begin Given data

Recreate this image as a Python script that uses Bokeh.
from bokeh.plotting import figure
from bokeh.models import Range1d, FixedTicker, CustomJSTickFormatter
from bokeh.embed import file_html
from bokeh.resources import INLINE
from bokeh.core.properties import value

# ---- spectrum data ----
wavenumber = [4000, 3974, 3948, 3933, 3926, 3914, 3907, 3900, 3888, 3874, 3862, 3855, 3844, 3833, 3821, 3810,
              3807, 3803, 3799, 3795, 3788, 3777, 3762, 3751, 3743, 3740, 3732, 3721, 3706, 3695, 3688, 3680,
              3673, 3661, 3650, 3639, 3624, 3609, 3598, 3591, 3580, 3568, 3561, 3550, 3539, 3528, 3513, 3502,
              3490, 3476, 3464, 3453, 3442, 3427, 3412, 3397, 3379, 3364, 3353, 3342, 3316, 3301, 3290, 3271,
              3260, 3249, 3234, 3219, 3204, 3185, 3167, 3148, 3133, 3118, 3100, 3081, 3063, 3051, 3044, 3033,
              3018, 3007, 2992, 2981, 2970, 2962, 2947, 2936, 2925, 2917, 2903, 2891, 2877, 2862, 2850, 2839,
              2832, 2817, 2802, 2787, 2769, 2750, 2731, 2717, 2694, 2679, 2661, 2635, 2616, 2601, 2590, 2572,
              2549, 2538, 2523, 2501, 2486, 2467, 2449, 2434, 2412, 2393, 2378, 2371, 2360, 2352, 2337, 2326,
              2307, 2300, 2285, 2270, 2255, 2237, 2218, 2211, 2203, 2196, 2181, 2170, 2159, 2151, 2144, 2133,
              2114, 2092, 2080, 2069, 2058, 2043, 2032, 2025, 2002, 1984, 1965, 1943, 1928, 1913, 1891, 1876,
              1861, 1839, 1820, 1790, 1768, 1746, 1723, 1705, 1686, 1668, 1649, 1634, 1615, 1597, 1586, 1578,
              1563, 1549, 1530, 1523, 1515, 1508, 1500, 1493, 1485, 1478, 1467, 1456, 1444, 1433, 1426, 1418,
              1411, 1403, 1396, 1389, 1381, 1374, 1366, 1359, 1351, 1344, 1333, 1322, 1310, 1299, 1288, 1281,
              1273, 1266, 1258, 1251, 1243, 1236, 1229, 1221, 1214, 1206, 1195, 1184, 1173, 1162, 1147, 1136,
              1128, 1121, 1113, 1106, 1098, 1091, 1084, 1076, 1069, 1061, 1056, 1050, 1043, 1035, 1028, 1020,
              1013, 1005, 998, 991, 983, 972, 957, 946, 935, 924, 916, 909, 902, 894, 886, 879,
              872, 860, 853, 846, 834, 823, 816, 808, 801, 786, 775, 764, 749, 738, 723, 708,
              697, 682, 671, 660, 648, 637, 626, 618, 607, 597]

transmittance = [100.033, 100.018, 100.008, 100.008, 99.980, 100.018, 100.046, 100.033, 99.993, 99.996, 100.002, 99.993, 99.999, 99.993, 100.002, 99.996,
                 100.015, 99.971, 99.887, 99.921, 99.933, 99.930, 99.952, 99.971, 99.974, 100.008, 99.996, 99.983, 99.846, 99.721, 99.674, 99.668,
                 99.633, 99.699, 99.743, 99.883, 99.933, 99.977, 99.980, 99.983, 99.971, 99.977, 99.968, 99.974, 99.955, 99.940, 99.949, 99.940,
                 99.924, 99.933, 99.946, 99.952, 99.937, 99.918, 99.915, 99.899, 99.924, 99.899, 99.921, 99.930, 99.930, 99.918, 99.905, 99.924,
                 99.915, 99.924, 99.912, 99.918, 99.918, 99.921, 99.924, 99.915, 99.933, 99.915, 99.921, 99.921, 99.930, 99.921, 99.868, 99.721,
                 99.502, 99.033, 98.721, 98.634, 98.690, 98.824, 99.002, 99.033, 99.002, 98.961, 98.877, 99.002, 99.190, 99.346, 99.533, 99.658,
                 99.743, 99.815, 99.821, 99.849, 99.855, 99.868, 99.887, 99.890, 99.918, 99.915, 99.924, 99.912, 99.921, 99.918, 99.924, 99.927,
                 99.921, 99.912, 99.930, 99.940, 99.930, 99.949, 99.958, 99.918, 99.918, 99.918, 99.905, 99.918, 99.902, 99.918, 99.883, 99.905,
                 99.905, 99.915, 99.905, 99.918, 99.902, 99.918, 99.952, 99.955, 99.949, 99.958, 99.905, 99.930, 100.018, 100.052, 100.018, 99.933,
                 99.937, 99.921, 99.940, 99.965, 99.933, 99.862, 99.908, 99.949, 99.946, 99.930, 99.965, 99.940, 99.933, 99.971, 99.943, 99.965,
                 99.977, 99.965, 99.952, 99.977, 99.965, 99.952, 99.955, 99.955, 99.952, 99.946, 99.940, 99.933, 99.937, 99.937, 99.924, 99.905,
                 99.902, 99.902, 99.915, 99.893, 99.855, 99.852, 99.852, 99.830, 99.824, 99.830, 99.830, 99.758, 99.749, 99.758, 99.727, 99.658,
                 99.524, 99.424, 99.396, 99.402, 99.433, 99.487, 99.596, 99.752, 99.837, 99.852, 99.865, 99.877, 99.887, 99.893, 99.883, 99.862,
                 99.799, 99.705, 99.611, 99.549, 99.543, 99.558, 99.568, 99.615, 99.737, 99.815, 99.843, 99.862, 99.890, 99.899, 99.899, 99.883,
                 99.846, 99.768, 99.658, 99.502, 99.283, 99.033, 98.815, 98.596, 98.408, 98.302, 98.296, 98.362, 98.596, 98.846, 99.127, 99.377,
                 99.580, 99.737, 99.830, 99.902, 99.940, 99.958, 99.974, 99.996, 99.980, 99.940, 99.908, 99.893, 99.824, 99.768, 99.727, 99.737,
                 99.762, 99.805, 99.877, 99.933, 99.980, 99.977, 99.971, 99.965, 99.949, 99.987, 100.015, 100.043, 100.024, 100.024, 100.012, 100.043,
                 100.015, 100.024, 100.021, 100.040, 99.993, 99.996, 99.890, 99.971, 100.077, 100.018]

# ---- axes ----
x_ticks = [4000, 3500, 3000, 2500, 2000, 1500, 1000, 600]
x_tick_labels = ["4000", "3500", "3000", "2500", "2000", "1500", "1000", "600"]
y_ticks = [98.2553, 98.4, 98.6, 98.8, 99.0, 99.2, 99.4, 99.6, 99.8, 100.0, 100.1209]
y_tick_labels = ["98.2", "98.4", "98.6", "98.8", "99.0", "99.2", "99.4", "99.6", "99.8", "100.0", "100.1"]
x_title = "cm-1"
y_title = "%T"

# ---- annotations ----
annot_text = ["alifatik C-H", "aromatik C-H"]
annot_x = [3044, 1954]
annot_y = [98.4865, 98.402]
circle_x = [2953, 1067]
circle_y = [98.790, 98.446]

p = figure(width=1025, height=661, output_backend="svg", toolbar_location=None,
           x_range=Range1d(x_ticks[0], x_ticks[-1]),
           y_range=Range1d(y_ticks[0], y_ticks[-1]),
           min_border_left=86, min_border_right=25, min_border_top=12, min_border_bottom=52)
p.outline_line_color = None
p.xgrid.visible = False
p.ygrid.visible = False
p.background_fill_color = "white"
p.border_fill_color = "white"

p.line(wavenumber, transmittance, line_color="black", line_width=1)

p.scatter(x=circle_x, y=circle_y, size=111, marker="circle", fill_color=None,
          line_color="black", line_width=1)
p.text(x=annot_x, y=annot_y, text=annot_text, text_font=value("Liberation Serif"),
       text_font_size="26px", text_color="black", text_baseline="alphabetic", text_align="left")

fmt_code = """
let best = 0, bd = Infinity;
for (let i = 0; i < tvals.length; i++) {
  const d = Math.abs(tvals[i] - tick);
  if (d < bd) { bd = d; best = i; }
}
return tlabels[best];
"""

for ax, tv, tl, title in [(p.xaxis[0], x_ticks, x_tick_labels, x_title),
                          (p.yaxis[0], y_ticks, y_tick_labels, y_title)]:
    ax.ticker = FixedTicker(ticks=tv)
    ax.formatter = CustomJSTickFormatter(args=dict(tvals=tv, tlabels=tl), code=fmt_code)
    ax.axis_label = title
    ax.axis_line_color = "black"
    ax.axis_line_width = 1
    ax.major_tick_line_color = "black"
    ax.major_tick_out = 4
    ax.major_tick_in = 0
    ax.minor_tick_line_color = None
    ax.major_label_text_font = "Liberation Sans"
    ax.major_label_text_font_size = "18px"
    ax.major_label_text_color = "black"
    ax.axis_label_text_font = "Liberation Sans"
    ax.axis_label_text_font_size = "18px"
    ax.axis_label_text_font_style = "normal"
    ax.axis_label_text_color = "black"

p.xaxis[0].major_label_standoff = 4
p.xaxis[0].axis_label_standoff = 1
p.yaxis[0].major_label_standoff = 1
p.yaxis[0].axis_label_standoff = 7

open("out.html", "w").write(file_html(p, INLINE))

end Given data

▶ Goal of the exercise
Beginning at the top of the data, extract each line through the line containing "from bokeh.core.properties import value" and return those lines exactly, with nothing added.

▶ Solution to this problem
Recreate this image as a Python script that uses Bokeh.
from bokeh.plotting import figure
from bokeh.models import Range1d, FixedTicker, CustomJSTickFormatter
from bokeh.embed import file_html
from bokeh.resources import INLINE
from bokeh.core.properties import value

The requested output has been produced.